Discussion in 'Homework Help' started by celect, Jun 22, 2005.

1. ### celect Thread Starter Member

May 31, 2005
18
0
I need to convert a voltage source to a current source.

E = 20V <20 ˚
R = 5.6 Ω
L=8,2 Ω

2. ### celect Thread Starter Member

May 31, 2005
18
0

I believe to solve this problem
I would solve for I E/Rs = 20V/5.6ohms = 3.6A
Then I redraw the circuit replacing the voltage source with a current soure of 3.6A

Am I going in the right direction?

I been informed that i need to solve for Z then redraw the circuit, question do i redraw the current source in series or parallel with the inpedeance?

3. ### Semyazza Member

Jun 25, 2005
12
0
5.6 + j8.2 = 5.6 + j8.2 = 9.92@55.67˚ = Ztotal

20@20˚/ 9.92@55.67˚ = 2A @ 35.67˚ = Itotal

Draw the Current Source in Parallel with the impedance. I dont know if you have done thevenin or norton equivalent circuits but if you memorize their layouts thats the best way to remember what to do IMHO.....

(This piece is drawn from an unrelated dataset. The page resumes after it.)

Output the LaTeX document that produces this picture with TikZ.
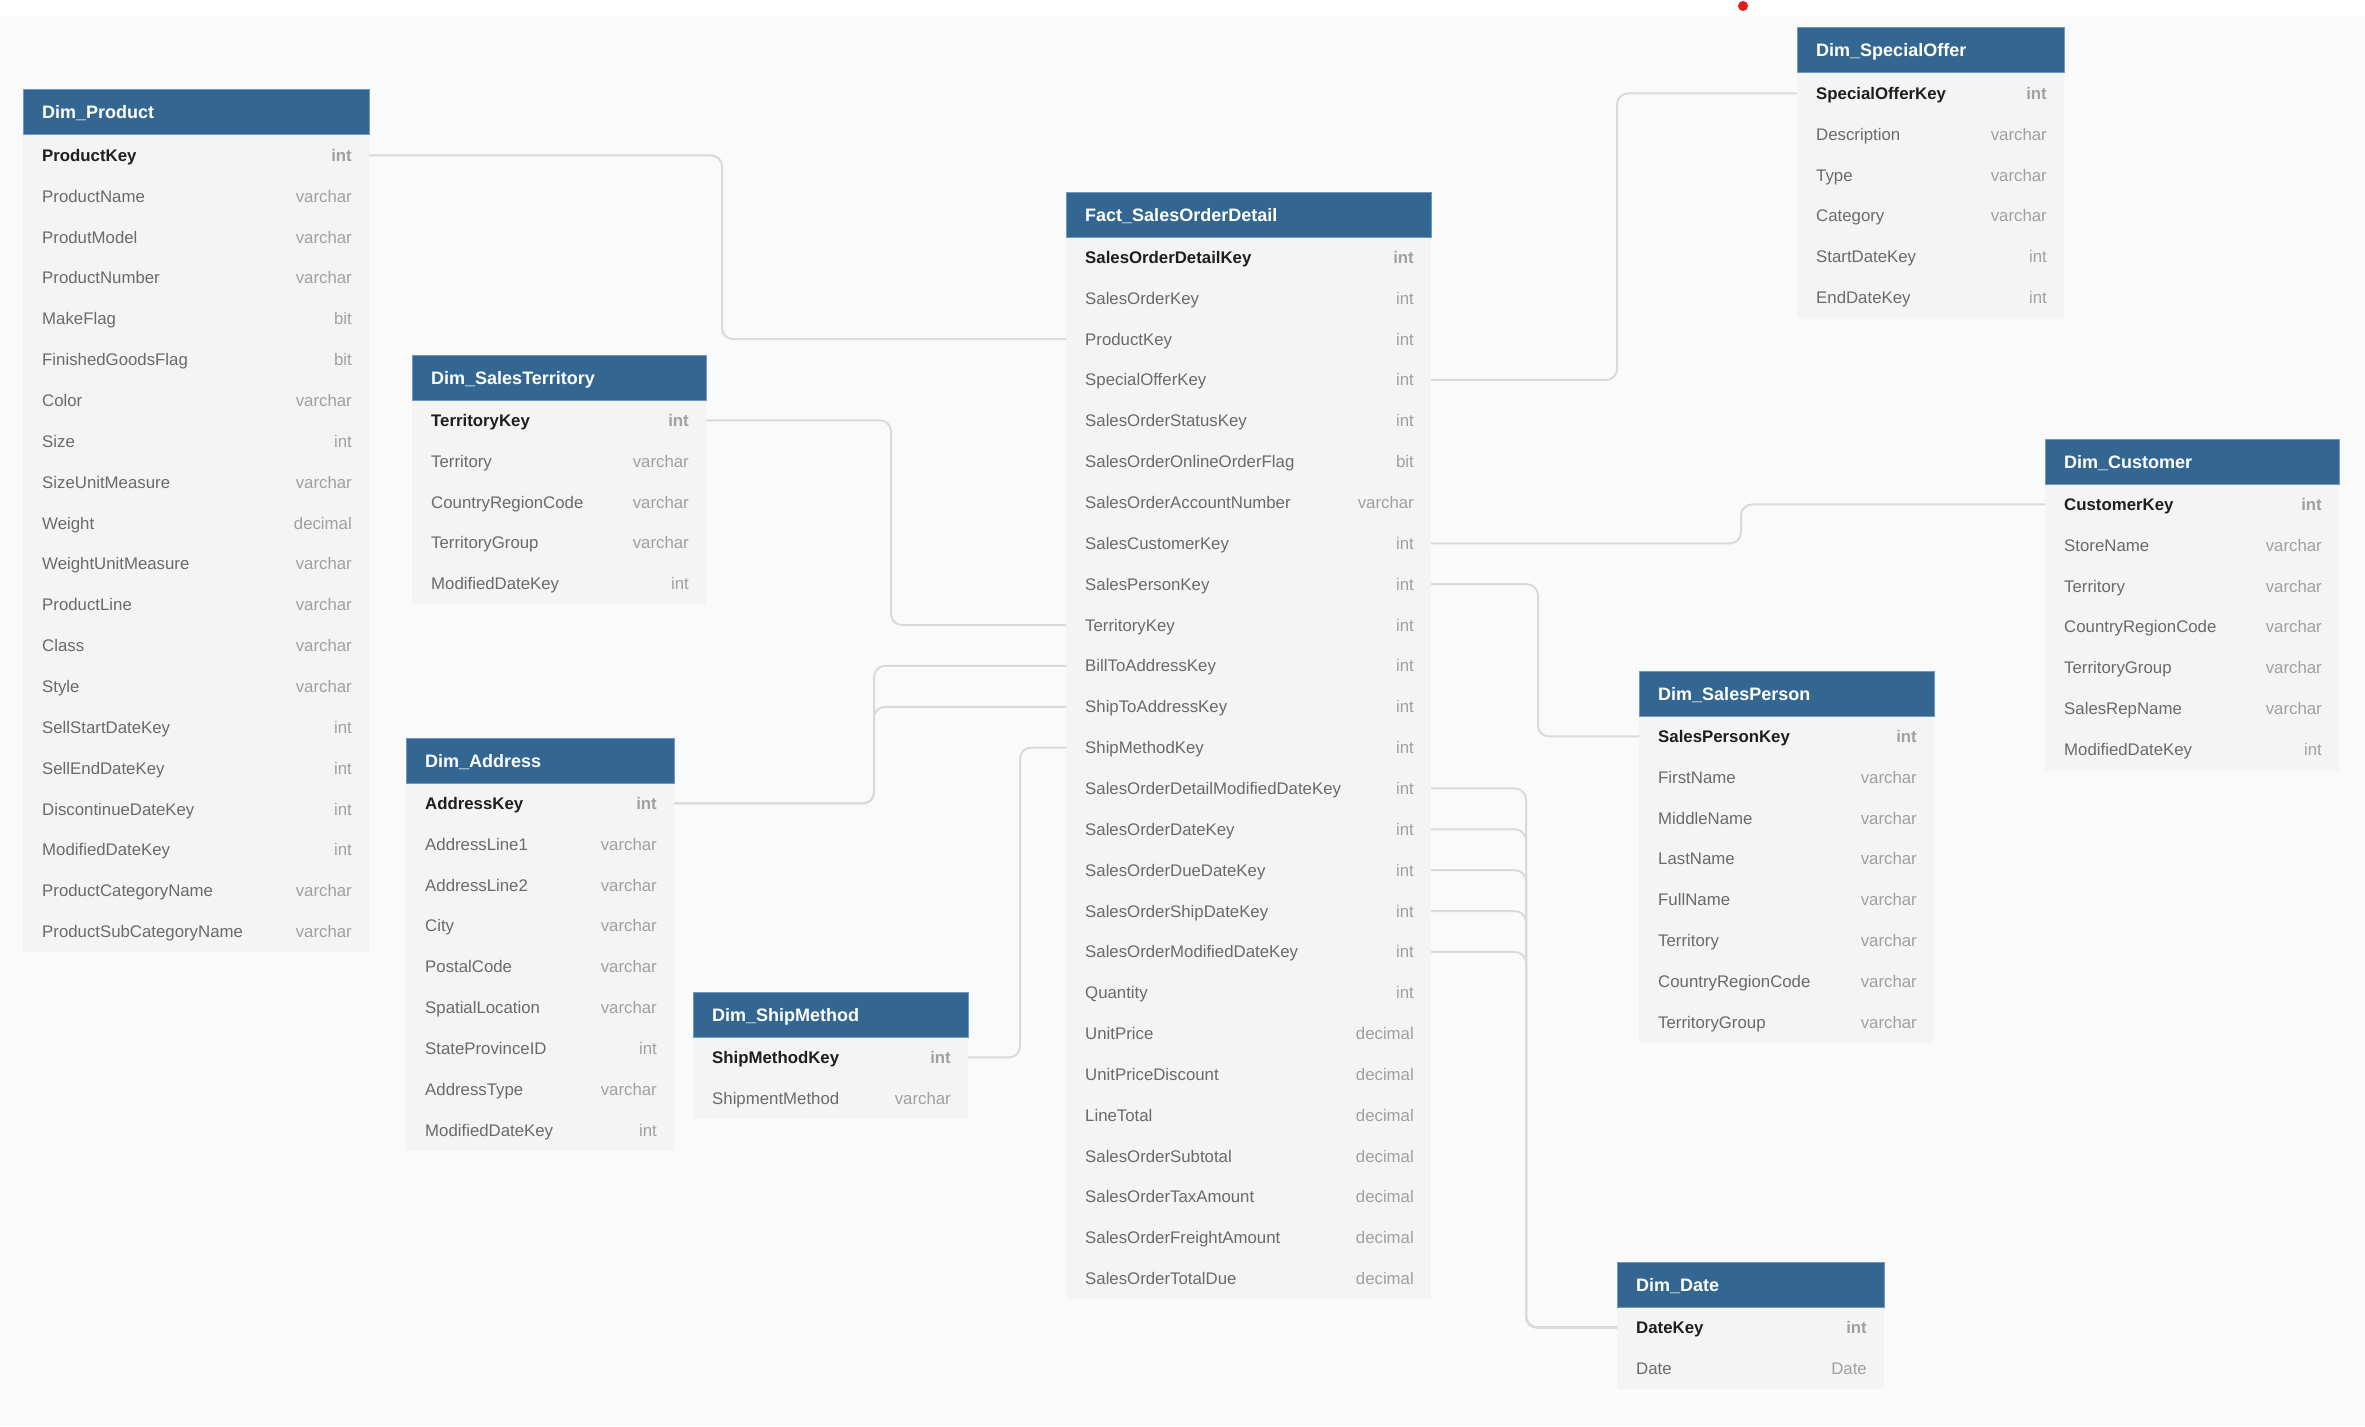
\documentclass[tikz,border=0pt]{standalone}
\usepackage{fontspec}
\setmainfont{Liberation Sans}
\definecolor{hdrblue}{HTML}{336791}
\definecolor{hdrline}{HTML}{6F98BD}
\definecolor{bodycol}{HTML}{F4F4F4}
\definecolor{canvascol}{HTML}{FAFAFA}
\definecolor{keycol}{HTML}{1E1E1E}
\definecolor{namecol}{HTML}{6A6A6A}
\definecolor{typecol}{HTML}{A0A0A0}
\definecolor{conncol}{HTML}{DADADA}
\definecolor{dotred}{HTML}{E31B1B}
\tikzset{
  hdr/.style={fill=hdrblue, draw=hdrline, line width=1pt, inner sep=0pt, outer sep=0pt, minimum height=45pt},
  hdrtext/.style={inner sep=0pt, text=white, font=\fontsize{18}{21}\selectfont\bfseries},
  rowbox/.style={draw=none, inner sep=0pt, outer sep=0pt, minimum height=40.85pt},
  nametext/.style={inner sep=0pt, text=namecol, font=\fontsize{16.8}{20}\selectfont},
  typetext/.style={inner sep=0pt, text=typecol, font=\fontsize{16.8}{20}\selectfont},
  conn/.style={draw=conncol, line width=2pt, rounded corners=11pt},
}
% #1 id, #2 x, #3 y, #4 width, #5 title, #6 rows, #7 number of rows
\newcommand{\erdtable}[7]{%
  \fill[bodycol] (#2,{#3+45}) rectangle ({#2+#4},{#3+45+#7*40.85});
  \foreach \fname/\ftype [count=\ri from 0] in {#6} {
    \node[rowbox, minimum width=#4pt, anchor=north west] (#1-\ri) at ({#2},{#3+45+\ri*40.85}) {};
    \node[nametext, anchor=base west] (#1-\ri-n) at ({#2+19},{#3+45+(\ri+0.5)*40.85+6}) {\ifnum\ri=0 \bfseries\color{keycol}\fi\fname};
    \node[typetext, anchor=base east] (#1-\ri-t) at ({#2+#4-17},{#3+45+(\ri+0.5)*40.85+6}) {\ifnum\ri=0 \bfseries\fi\ftype};
  }
  \node[hdr, minimum width=#4pt, anchor=north west] (#1) at (#2,#3) {};
  \node[hdrtext, anchor=base west] (#1-title) at ({#2+19},{#3+29}) {#5};
}
\begin{document}
\begin{tikzpicture}[x=1pt,y=-1pt]
\useasboundingbox (0,0) rectangle (2365,1426);
\fill[white] (0,0) rectangle (2365,16);
\fill[canvascol] (0,16) rectangle (2365,1426);
\fill[dotred] (1743,6) circle (5);

\erdtable{prod}{23}{90}{346}{Dim\_Product}{ProductKey/int, ProductName/varchar, ProdutModel/varchar, ProductNumber/varchar, MakeFlag/bit, FinishedGoodsFlag/bit, Color/varchar, Size/int, SizeUnitMeasure/varchar, Weight/decimal, WeightUnitMeasure/varchar, ProductLine/varchar, Class/varchar, Style/varchar, SellStartDateKey/int, SellEndDateKey/int, DiscontinueDateKey/int, ModifiedDateKey/int, ProductCategoryName/varchar, ProductSubCategoryName/varchar}{20}

\erdtable{terr}{412}{355}{294}{Dim\_SalesTerritory}{TerritoryKey/int, Territory/varchar, CountryRegionCode/varchar, TerritoryGroup/varchar, ModifiedDateKey/int}{5}

\erdtable{addr}{406}{738}{268}{Dim\_Address}{AddressKey/int, AddressLine1/varchar, AddressLine2/varchar, City/varchar, PostalCode/varchar, SpatialLocation/varchar, StateProvinceID/int, AddressType/varchar, ModifiedDateKey/int}{9}

\erdtable{shipm}{693}{992}{275}{Dim\_ShipMethod}{ShipMethodKey/int, ShipmentMethod/varchar}{2}

\erdtable{fact}{1066}{192}{365}{Fact\_SalesOrderDetail}{SalesOrderDetailKey/int, SalesOrderKey/int, ProductKey/int, SpecialOfferKey/int, SalesOrderStatusKey/int, SalesOrderOnlineOrderFlag/bit, SalesOrderAccountNumber/varchar, SalesCustomerKey/int, SalesPersonKey/int, TerritoryKey/int, BillToAddressKey/int, ShipToAddressKey/int, ShipMethodKey/int, SalesOrderDetailModifiedDateKey/int, SalesOrderDateKey/int, SalesOrderDueDateKey/int, SalesOrderShipDateKey/int, SalesOrderModifiedDateKey/int, Quantity/int, UnitPrice/decimal, UnitPriceDiscount/decimal, LineTotal/decimal, SalesOrderSubtotal/decimal, SalesOrderTaxAmount/decimal, SalesOrderFreightAmount/decimal, SalesOrderTotalDue/decimal}{26}

\erdtable{so}{1797}{28}{267}{Dim\_SpecialOffer}{SpecialOfferKey/int, Description/varchar, Type/varchar, Category/varchar, StartDateKey/int, EndDateKey/int}{6}

\erdtable{cust}{2045}{439}{294}{Dim\_Customer}{CustomerKey/int, StoreName/varchar, Territory/varchar, CountryRegionCode/varchar, TerritoryGroup/varchar, SalesRepName/varchar, ModifiedDateKey/int}{7}

\erdtable{sp}{1639}{671}{295}{Dim\_SalesPerson}{SalesPersonKey/int, FirstName/varchar, MiddleName/varchar, LastName/varchar, FullName/varchar, Territory/varchar, CountryRegionCode/varchar, TerritoryGroup/varchar}{8}

\erdtable{date}{1617}{1262}{267}{Dim\_Date}{DateKey/int, Date/Date}{2}

% channels for connectors
\coordinate (vProd) at (722,0);
\coordinate (vTerr) at (891,0);
\coordinate (vAddr) at (874,0);
\coordinate (vShip) at (1020,0);
\coordinate (vSO) at (1617,0);
\coordinate (vCust) at (1741,0);
\coordinate (vSP) at (1538,0);
\coordinate (vDate) at (1526,0);

\draw[conn] (prod-0.east) -- (prod-0.east -| vProd) -- (fact-2.west -| vProd) -- (fact-2.west);
\draw[conn] (terr-0.east) -- (terr-0.east -| vTerr) -- (fact-9.west -| vTerr) -- (fact-9.west);
\draw[conn] (addr-0.east) -- (addr-0.east -| vAddr) -- (fact-10.west -| vAddr) -- (fact-10.west);
\draw[conn] (addr-0.east) -- (addr-0.east -| vAddr) -- (fact-11.west -| vAddr) -- (fact-11.west);
\draw[conn] (shipm-0.east) -- (shipm-0.east -| vShip) -- (fact-12.west -| vShip) -- (fact-12.west);
\draw[conn] (fact-3.east) -- (fact-3.east -| vSO) -- (so-0.west -| vSO) -- (so-0.west);
\draw[conn] (fact-7.east) -- (fact-7.east -| vCust) -- (cust-0.west -| vCust) -- (cust-0.west);
\draw[conn] (fact-8.east) -- (fact-8.east -| vSP) -- (sp-0.west -| vSP) -- (sp-0.west);
\foreach \k in {13,...,17} {
  \draw[conn] (fact-\k.east) -- (fact-\k.east -| vDate) -- (date-0.west -| vDate) -- (date-0.west);
}
\end{tikzpicture}
\end{document}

4. ### celect Thread Starter Member

May 31, 2005
18
0

How does the 5.6 become 9.92
and how does j8.2 become 55.67

5. ### Semyazza Member

Jun 25, 2005
12
0
http://www.allaboutcircuits.com/vol_2/chpt_2/5.html will give you the answer. Its just a conversion from rectangular form to polar form. I used my calculator to do the conversion but you can do it by hand.

Rectangular form: x + ri --or-- x+jr ---or--- x+y

Polar form:
x = cos θ
y = sin θ

Im pretty bad at explaining that but I would look up information on vector math in a physics book (I have noticed its broken down well in the ones I have seen) or anywhere else you can find out about it.

6. ### davidand Active Member

Jun 2, 2005
43
0
Thnaks this info has been very helpful.
I'm glad you sent that link.